Dylan, we are thrilled that you’ll be teaching our fall adult education course, “Yiddish Culture and the Jewish Labor Movement: 1880s-1960s”! What drew you to studying and teaching on this topic?

It’s wonderful to be teaching this course for the Boston Worker’s Circle because this is where my interest in this topic began! When I was the staff organizer at BWC, I became fascinated by the history of Jewish secularism and the Jewish left. It was a new history to me and it expanded my understanding of Jewish identity and culture. I wanted to study it more thoroughly academically, which is what led me to pursue a Master’s and PhD in History in the topic. To be able to return and offer to this community what I have learned on that journey – the journey it is responsible for sparking in me – is an honor. 

This course will examine organizing by Jewish Socialists and Communists between the 1880s and 1960s. What questions or struggles were they confronting during this period?

As much as we live in a quite different political landscape today, I see the struggles and questions of the Jewish left as not so dissimilar from that which confronts us today. Jewish Socialists and Communists in the United States were deeply committed to the struggle for social justice as well as (for quite a number of them) committed to engaging in activism as Jews. The significance of their Jewish identities was at times a dilemma for them as they sought to be part of multi-racial and multi-ethnic movements, but was also a central driver of their activism. They were ultimately fighting for the working-class across racial, ethnic, and national differences, while in the process trying to sustain their own particular culture and sense of identity. 

People will have the opportunity to engage with the lesser known history of multi-racial organizing at this time. How do you foresee this being relevant to organizing today?

I believe this history has a great deal to offer us in the present. I use the terms multi-racial, anti-racist, and multicultural to describe the type of work these Jewish activists were engaged in. These are more contemporary terms, not necessarily what these activists used themselves in their time, but they nonetheless are fitting descriptions of what they were up to. 

For example, in our third session, we are going to examine the anti-racist organizing of the Communist movement in the 1930s and what this meant for Yiddish cultural work. In that time, the Communist Party was committed to eradicating what they called, “white chauvinism” from its movement. Now, this prompted a lot of discussion on the Jewish left: what were Jews’ responsibility to this issue? Were Jews complicit in “white chauvinism”? Was Yiddish cultural work counter to the movement’s desire to integrate racially? Was the Communist Party’s efforts to publicly shame “white chauvinists” helpful or harmful to its project of combating racism? These were pressing questions for Jewish activists in the Communist movement, and I look forward to engaging with others in the course about what this history may offer us for our contemporary moment as well. 
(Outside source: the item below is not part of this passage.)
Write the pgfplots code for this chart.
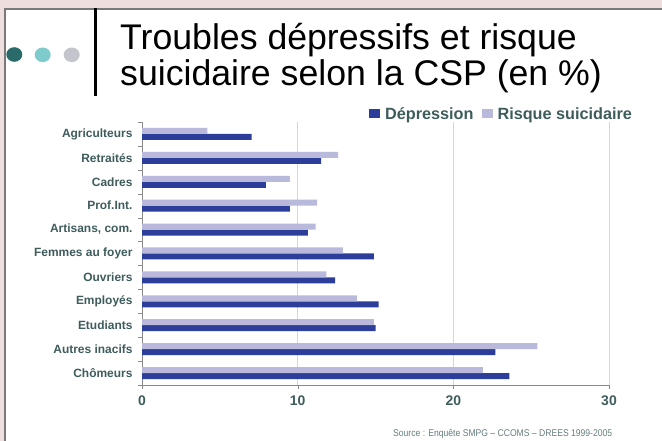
\documentclass[border=0pt]{standalone}
\usepackage{pgfplots}
\pgfplotsset{compat=1.18}
\usepackage{fontspec}
\setmainfont{Liberation Sans}
\definecolor{pinkbg}{HTML}{EEDEDE}
\definecolor{framegray}{HTML}{7A7A7A}
\definecolor{depblue}{HTML}{2D3E9A}
\definecolor{risklav}{HTML}{B9B9DB}
\definecolor{labcol}{HTML}{3F5C5C}
\definecolor{dotA}{HTML}{2B6A6A}
\definecolor{dotB}{HTML}{7FCACA}
\definecolor{dotC}{HTML}{C4C4CC}
\definecolor{gridc}{HTML}{D6D6D6}
\definecolor{axc}{HTML}{8A8A8A}
\begin{document}
\begin{tikzpicture}
\path[use as bounding box] (0bp,0bp) rectangle (662bp,441bp);
\fill[pinkbg] (0bp,0bp) rectangle (662bp,441bp);
\filldraw[fill=white,draw=framegray,line width=2bp] (5bp,-10bp) rectangle (675bp,432bp);
% dots
\fill[dotA] (14.3bp,386.5bp) ellipse [x radius=8bp, y radius=7.3bp];
\fill[dotB] (42.7bp,386.2bp) ellipse [x radius=8bp, y radius=7.3bp];
\fill[dotC] (71.7bp,386.2bp) ellipse [x radius=8bp, y radius=7.3bp];
% vertical bar
\fill[black] (93.5bp,345bp) rectangle (96.5bp,433bp);
% title
\node[anchor=base west,inner sep=0,font=\fontsize{35.8}{36}\selectfont] at (120bp,391bp) {Troubles dépressifs et risque};
\node[anchor=base west,inner sep=0,font=\fontsize{35.8}{36}\selectfont] at (120bp,355bp) {suicidaire selon la CSP (en \%)};
% source
\node[anchor=base west,inner sep=0,text=labcol!80!white,font=\fontsize{9.8}{10}\selectfont] at (393bp,5bp) {\scalebox{0.88}[1]{Source : Enquête SMPG – CCOMS – DREES 1999-2005}};
\begin{axis}[
  at={(142bp,56bp)}, anchor=south west,
  scale only axis, width=467bp, height=263bp,
  xmin=0, xmax=30, ymin=-0.5, ymax=10.5,
  xbar, bar width=6bp,
  axis x line*=bottom, axis y line*=left,
  axis line style={axc, line width=0.8bp},
  xtick={0,10,20,30},
  xmajorgrids, grid style={gridc, line width=0.6bp},
  major x tick style={axc},
  tick align=outside,
  major tick length=4bp,
  ytick={0,...,10},
  yticklabels={Chômeurs,Autres inacifs,Etudiants,Employés,Ouvriers,Femmes au foyer,Artisans{,} com.,Prof.Int.,Cadres,Retraités,Agriculteurs},
  major y tick style={draw=none},
  minor ytick={-0.5,0.5,...,10.5},
  minor y tick style={axc},
  minor tick length=4bp,
  /pgf/number format/assume math mode=true,
  yticklabel style={text=labcol, font=\fontsize{12}{12}\selectfont\bfseries, xshift=-2bp},
  xticklabel style={text=labcol, font=\fontsize{14}{14}\selectfont\bfseries, yshift=-3bp},
  legend columns=2,
  legend style={at={(1.054,0.997)}, anchor=south east, draw=none, fill=none, inner sep=0pt,
     font=\fontsize{16.3}{16}\selectfont\bfseries, text=labcol,
     /tikz/every even column/.append style={column sep=6bp}},
  legend image code/.code={\fill[#1] (0bp,-4.5bp) rectangle (11bp,5bp); \path (14bp,0bp);},
]
\addplot[fill=depblue, draw=none, bar shift=-3bp] coordinates {
 (23.6,0) (22.7,1) (15.0,2) (15.2,3) (12.4,4) (14.9,5) (10.65,6) (9.5,7) (7.95,8) (11.5,9) (7.05,10)};
\addlegendentry{Dépression}
\addplot[fill=risklav, draw=none, bar shift=3bp] coordinates {
 (21.9,0) (25.4,1) (14.9,2) (13.8,3) (11.85,4) (12.9,5) (11.15,6) (11.25,7) (9.5,8) (12.6,9) (4.2,10)};
\addlegendentry{Risque suicidaire}
\end{axis}
\end{tikzpicture}
\end{document}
What can participants expect from the format of the course? How do you approach digging into this fascinating history?

I like to work with a combination of activities to make this work as engaging as possible. Each class will begin with a central question that we will aim to answer in that session. I will spend some time each session presenting some historical background and the central events and issues our subjects engaged with in the time period. We will also explore together a number of primary sources (documents from the time period), to see first-hand how these activists were expressing their views in their time and to contemplate together what meaning we take away from these documents. This course will have opportunities for discussion and participation, but quieter types who may prefer a more passive learning experience should also be comfortable. Although we are on Zoom, I am going to treat it like we are learning together in a classroom, with an invitation for us to exchange thoughts, questions, and insights. I believe this will make the course dynamic and personally meaningful. I do ask that people come with cameras and clothes on 😊, ready as one would if we were meeting together in person. I seek to make this course both a valuable learning and community-enriching experience. 

About the Instructor

Dylan Kaufman-Obstler, PhD, is thrilled to return to the Boston Worker’s Circle this fall. Her interest in American Jewish History and Yiddish culture began when Dylan was the staff organizer for BWC in 2013-2014. Since her time at BWC, Dylan pursued a Master’s and PhD in History at the University of Wisconsin-Madison, where she studied the history of Jewish Left in the United States. Her dissertation, “Language for a Revolution: Yiddish Schools in the United States and the Making of Jewish Proletarian Culture,” examined the Yiddish Communist School network in the United States and the evolving dynamic between Yiddish culture, American Jewish identity, and Marxist internationalism. Today, Dylan lives in the Eastern Sierra of California, where she teaches U.S. History and Government at Cerro Coso Community College as well as serves as an Adult Education teacher for the Inyo County Office of Education. Dylan looks forward to seeing old and new faces at BWC and engaging in a course that touches something personal in all of us regarding Jewish history, activism, and identity.